(Entries with chart source code)
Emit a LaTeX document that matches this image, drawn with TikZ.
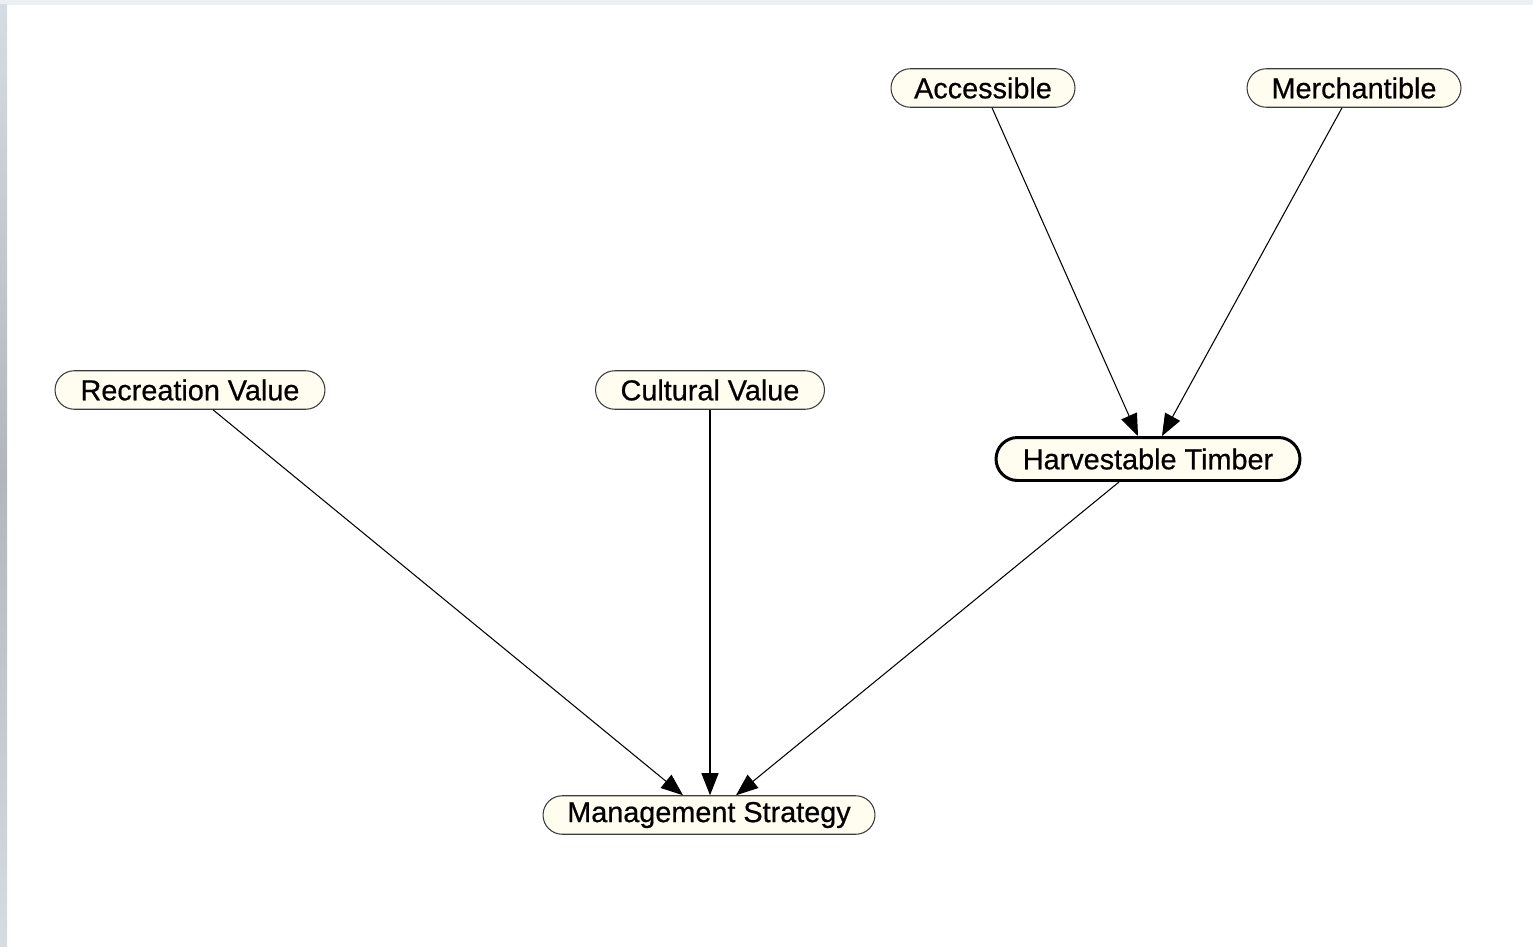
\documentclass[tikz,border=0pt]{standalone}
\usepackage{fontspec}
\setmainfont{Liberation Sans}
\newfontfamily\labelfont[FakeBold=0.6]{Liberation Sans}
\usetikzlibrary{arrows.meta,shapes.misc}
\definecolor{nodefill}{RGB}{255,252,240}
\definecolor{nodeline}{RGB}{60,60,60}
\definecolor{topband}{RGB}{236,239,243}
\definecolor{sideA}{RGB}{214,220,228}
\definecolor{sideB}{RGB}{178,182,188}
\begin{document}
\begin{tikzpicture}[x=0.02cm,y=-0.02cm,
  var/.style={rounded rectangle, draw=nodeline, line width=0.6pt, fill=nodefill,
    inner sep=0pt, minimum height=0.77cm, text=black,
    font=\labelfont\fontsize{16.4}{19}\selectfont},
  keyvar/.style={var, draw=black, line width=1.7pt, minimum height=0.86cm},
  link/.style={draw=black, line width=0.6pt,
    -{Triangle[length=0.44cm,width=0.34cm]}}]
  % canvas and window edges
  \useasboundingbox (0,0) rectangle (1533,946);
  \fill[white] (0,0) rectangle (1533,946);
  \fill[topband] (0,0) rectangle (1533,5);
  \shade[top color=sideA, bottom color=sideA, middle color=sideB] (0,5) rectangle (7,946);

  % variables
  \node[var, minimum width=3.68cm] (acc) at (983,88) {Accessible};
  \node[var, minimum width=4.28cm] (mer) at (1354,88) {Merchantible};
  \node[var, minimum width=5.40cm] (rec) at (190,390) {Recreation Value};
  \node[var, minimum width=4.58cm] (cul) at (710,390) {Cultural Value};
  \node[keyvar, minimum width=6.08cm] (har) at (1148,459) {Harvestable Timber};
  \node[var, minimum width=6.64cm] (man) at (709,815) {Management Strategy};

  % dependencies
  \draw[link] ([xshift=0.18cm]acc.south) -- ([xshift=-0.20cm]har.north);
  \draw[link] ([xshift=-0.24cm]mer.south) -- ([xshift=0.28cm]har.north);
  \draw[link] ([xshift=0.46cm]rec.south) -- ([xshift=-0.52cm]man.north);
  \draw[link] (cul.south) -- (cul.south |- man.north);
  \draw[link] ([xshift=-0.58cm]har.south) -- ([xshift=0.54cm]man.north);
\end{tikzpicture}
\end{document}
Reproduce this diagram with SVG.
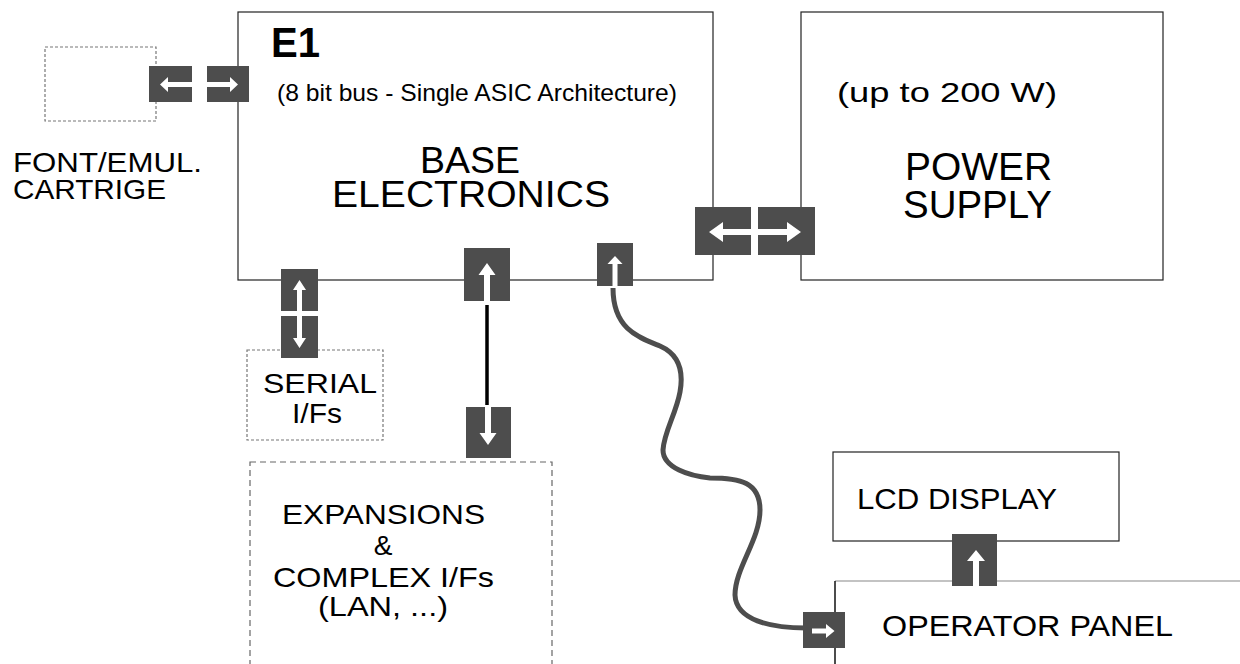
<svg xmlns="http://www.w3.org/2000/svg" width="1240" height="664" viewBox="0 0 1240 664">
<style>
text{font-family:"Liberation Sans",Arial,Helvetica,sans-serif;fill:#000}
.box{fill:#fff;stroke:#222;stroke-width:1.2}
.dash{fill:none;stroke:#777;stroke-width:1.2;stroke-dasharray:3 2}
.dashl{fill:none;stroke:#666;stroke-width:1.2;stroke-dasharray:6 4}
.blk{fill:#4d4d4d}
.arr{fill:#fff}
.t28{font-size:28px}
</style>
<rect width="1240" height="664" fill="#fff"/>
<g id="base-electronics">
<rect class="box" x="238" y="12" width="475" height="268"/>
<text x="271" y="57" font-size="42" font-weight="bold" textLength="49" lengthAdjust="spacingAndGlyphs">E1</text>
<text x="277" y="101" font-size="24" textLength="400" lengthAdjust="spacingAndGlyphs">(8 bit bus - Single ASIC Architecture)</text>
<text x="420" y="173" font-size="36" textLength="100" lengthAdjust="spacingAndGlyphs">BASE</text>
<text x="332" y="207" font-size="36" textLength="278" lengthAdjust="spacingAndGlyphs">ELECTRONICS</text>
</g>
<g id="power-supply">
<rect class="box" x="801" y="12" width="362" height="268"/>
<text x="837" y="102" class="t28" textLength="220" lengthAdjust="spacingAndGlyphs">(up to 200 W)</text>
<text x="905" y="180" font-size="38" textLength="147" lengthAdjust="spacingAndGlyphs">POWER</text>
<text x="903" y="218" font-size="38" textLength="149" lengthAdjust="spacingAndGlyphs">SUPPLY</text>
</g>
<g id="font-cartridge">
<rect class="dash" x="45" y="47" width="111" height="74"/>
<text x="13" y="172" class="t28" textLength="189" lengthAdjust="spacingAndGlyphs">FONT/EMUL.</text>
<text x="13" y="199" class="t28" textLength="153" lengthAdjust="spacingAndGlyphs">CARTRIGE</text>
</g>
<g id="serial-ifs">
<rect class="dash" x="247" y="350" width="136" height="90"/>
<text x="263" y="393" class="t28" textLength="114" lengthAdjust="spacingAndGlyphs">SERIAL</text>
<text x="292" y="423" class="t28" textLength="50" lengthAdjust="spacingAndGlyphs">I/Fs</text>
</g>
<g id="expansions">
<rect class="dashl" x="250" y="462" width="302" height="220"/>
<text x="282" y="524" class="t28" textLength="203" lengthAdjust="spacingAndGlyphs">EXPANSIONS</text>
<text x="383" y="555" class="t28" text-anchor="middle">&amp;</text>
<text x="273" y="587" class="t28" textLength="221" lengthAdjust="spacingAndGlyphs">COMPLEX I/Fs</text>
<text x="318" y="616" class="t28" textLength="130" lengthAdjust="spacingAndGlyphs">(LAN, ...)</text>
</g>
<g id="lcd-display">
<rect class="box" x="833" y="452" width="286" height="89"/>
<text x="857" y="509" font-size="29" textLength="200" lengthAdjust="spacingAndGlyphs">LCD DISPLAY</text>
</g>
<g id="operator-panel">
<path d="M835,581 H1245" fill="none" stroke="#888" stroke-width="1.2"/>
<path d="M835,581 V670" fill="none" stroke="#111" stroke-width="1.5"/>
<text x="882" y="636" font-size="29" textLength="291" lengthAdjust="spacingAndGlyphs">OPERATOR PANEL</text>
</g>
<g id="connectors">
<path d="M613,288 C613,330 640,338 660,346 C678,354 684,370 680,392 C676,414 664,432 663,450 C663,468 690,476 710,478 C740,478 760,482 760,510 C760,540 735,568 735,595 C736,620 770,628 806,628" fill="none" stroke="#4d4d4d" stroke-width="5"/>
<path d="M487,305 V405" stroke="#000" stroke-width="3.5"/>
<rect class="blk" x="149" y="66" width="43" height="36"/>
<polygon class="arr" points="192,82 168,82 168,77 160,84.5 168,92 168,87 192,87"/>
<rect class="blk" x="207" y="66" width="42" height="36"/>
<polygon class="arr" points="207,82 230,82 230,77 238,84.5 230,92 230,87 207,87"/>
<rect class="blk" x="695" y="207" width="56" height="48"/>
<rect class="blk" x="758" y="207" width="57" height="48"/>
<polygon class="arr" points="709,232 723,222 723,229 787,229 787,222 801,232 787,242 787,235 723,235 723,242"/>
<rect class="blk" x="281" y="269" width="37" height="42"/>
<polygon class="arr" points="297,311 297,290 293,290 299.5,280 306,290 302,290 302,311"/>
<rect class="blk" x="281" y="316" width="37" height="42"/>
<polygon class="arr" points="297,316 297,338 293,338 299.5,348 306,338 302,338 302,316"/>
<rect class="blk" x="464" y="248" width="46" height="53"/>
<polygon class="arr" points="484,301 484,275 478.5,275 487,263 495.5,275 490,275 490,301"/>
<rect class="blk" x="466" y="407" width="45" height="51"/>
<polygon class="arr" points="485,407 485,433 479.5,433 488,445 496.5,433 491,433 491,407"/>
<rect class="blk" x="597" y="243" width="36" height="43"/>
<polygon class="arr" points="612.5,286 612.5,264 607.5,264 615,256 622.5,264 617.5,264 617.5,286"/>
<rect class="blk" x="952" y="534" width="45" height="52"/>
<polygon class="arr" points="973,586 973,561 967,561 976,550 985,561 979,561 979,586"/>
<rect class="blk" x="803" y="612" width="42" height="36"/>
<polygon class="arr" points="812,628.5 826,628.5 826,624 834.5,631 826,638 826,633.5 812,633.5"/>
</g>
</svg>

What is being asked> Print the entries above exactly, taking out only the pictures.

Reply>
Emit a LaTeX document that matches this image, drawn with TikZ.
\documentclass[tikz,border=0pt]{standalone}
\usepackage{fontspec}
\setmainfont{Liberation Sans}
\newfontfamily\labelfont[FakeBold=0.6]{Liberation Sans}
\usetikzlibrary{arrows.meta,shapes.misc}
\definecolor{nodefill}{RGB}{255,252,240}
\definecolor{nodeline}{RGB}{60,60,60}
\definecolor{topband}{RGB}{236,239,243}
\definecolor{sideA}{RGB}{214,220,228}
\definecolor{sideB}{RGB}{178,182,188}
\begin{document}
\begin{tikzpicture}[x=0.02cm,y=-0.02cm,
  var/.style={rounded rectangle, draw=nodeline, line width=0.6pt, fill=nodefill,
    inner sep=0pt, minimum height=0.77cm, text=black,
    font=\labelfont\fontsize{16.4}{19}\selectfont},
  keyvar/.style={var, draw=black, line width=1.7pt, minimum height=0.86cm},
  link/.style={draw=black, line width=0.6pt,
    -{Triangle[length=0.44cm,width=0.34cm]}}]
  % canvas and window edges
  \useasboundingbox (0,0) rectangle (1533,946);
  \fill[white] (0,0) rectangle (1533,946);
  \fill[topband] (0,0) rectangle (1533,5);
  \shade[top color=sideA, bottom color=sideA, middle color=sideB] (0,5) rectangle (7,946);

  % variables
  \node[var, minimum width=3.68cm] (acc) at (983,88) {Accessible};
  \node[var, minimum width=4.28cm] (mer) at (1354,88) {Merchantible};
  \node[var, minimum width=5.40cm] (rec) at (190,390) {Recreation Value};
  \node[var, minimum width=4.58cm] (cul) at (710,390) {Cultural Value};
  \node[keyvar, minimum width=6.08cm] (har) at (1148,459) {Harvestable Timber};
  \node[var, minimum width=6.64cm] (man) at (709,815) {Management Strategy};

  % dependencies
  \draw[link] ([xshift=0.18cm]acc.south) -- ([xshift=-0.20cm]har.north);
  \draw[link] ([xshift=-0.24cm]mer.south) -- ([xshift=0.28cm]har.north);
  \draw[link] ([xshift=0.46cm]rec.south) -- ([xshift=-0.52cm]man.north);
  \draw[link] (cul.south) -- (cul.south |- man.north);
  \draw[link] ([xshift=-0.58cm]har.south) -- ([xshift=0.54cm]man.north);
\end{tikzpicture}
\end{document}
Reproduce this diagram with SVG.
<svg xmlns="http://www.w3.org/2000/svg" width="1240" height="664" viewBox="0 0 1240 664">
<style>
text{font-family:"Liberation Sans",Arial,Helvetica,sans-serif;fill:#000}
.box{fill:#fff;stroke:#222;stroke-width:1.2}
.dash{fill:none;stroke:#777;stroke-width:1.2;stroke-dasharray:3 2}
.dashl{fill:none;stroke:#666;stroke-width:1.2;stroke-dasharray:6 4}
.blk{fill:#4d4d4d}
.arr{fill:#fff}
.t28{font-size:28px}
</style>
<rect width="1240" height="664" fill="#fff"/>
<g id="base-electronics">
<rect class="box" x="238" y="12" width="475" height="268"/>
<text x="271" y="57" font-size="42" font-weight="bold" textLength="49" lengthAdjust="spacingAndGlyphs">E1</text>
<text x="277" y="101" font-size="24" textLength="400" lengthAdjust="spacingAndGlyphs">(8 bit bus - Single ASIC Architecture)</text>
<text x="420" y="173" font-size="36" textLength="100" lengthAdjust="spacingAndGlyphs">BASE</text>
<text x="332" y="207" font-size="36" textLength="278" lengthAdjust="spacingAndGlyphs">ELECTRONICS</text>
</g>
<g id="power-supply">
<rect class="box" x="801" y="12" width="362" height="268"/>
<text x="837" y="102" class="t28" textLength="220" lengthAdjust="spacingAndGlyphs">(up to 200 W)</text>
<text x="905" y="180" font-size="38" textLength="147" lengthAdjust="spacingAndGlyphs">POWER</text>
<text x="903" y="218" font-size="38" textLength="149" lengthAdjust="spacingAndGlyphs">SUPPLY</text>
</g>
<g id="font-cartridge">
<rect class="dash" x="45" y="47" width="111" height="74"/>
<text x="13" y="172" class="t28" textLength="189" lengthAdjust="spacingAndGlyphs">FONT/EMUL.</text>
<text x="13" y="199" class="t28" textLength="153" lengthAdjust="spacingAndGlyphs">CARTRIGE</text>
</g>
<g id="serial-ifs">
<rect class="dash" x="247" y="350" width="136" height="90"/>
<text x="263" y="393" class="t28" textLength="114" lengthAdjust="spacingAndGlyphs">SERIAL</text>
<text x="292" y="423" class="t28" textLength="50" lengthAdjust="spacingAndGlyphs">I/Fs</text>
</g>
<g id="expansions">
<rect class="dashl" x="250" y="462" width="302" height="220"/>
<text x="282" y="524" class="t28" textLength="203" lengthAdjust="spacingAndGlyphs">EXPANSIONS</text>
<text x="383" y="555" class="t28" text-anchor="middle">&amp;</text>
<text x="273" y="587" class="t28" textLength="221" lengthAdjust="spacingAndGlyphs">COMPLEX I/Fs</text>
<text x="318" y="616" class="t28" textLength="130" lengthAdjust="spacingAndGlyphs">(LAN, ...)</text>
</g>
<g id="lcd-display">
<rect class="box" x="833" y="452" width="286" height="89"/>
<text x="857" y="509" font-size="29" textLength="200" lengthAdjust="spacingAndGlyphs">LCD DISPLAY</text>
</g>
<g id="operator-panel">
<path d="M835,581 H1245" fill="none" stroke="#888" stroke-width="1.2"/>
<path d="M835,581 V670" fill="none" stroke="#111" stroke-width="1.5"/>
<text x="882" y="636" font-size="29" textLength="291" lengthAdjust="spacingAndGlyphs">OPERATOR PANEL</text>
</g>
<g id="connectors">
<path d="M613,288 C613,330 640,338 660,346 C678,354 684,370 680,392 C676,414 664,432 663,450 C663,468 690,476 710,478 C740,478 760,482 760,510 C760,540 735,568 735,595 C736,620 770,628 806,628" fill="none" stroke="#4d4d4d" stroke-width="5"/>
<path d="M487,305 V405" stroke="#000" stroke-width="3.5"/>
<rect class="blk" x="149" y="66" width="43" height="36"/>
<polygon class="arr" points="192,82 168,82 168,77 160,84.5 168,92 168,87 192,87"/>
<rect class="blk" x="207" y="66" width="42" height="36"/>
<polygon class="arr" points="207,82 230,82 230,77 238,84.5 230,92 230,87 207,87"/>
<rect class="blk" x="695" y="207" width="56" height="48"/>
<rect class="blk" x="758" y="207" width="57" height="48"/>
<polygon class="arr" points="709,232 723,222 723,229 787,229 787,222 801,232 787,242 787,235 723,235 723,242"/>
<rect class="blk" x="281" y="269" width="37" height="42"/>
<polygon class="arr" points="297,311 297,290 293,290 299.5,280 306,290 302,290 302,311"/>
<rect class="blk" x="281" y="316" width="37" height="42"/>
<polygon class="arr" points="297,316 297,338 293,338 299.5,348 306,338 302,338 302,316"/>
<rect class="blk" x="464" y="248" width="46" height="53"/>
<polygon class="arr" points="484,301 484,275 478.5,275 487,263 495.5,275 490,275 490,301"/>
<rect class="blk" x="466" y="407" width="45" height="51"/>
<polygon class="arr" points="485,407 485,433 479.5,433 488,445 496.5,433 491,433 491,407"/>
<rect class="blk" x="597" y="243" width="36" height="43"/>
<polygon class="arr" points="612.5,286 612.5,264 607.5,264 615,256 622.5,264 617.5,264 617.5,286"/>
<rect class="blk" x="952" y="534" width="45" height="52"/>
<polygon class="arr" points="973,586 973,561 967,561 976,550 985,561 979,561 979,586"/>
<rect class="blk" x="803" y="612" width="42" height="36"/>
<polygon class="arr" points="812,628.5 826,628.5 826,624 834.5,631 826,638 826,633.5 812,633.5"/>
</g>
</svg>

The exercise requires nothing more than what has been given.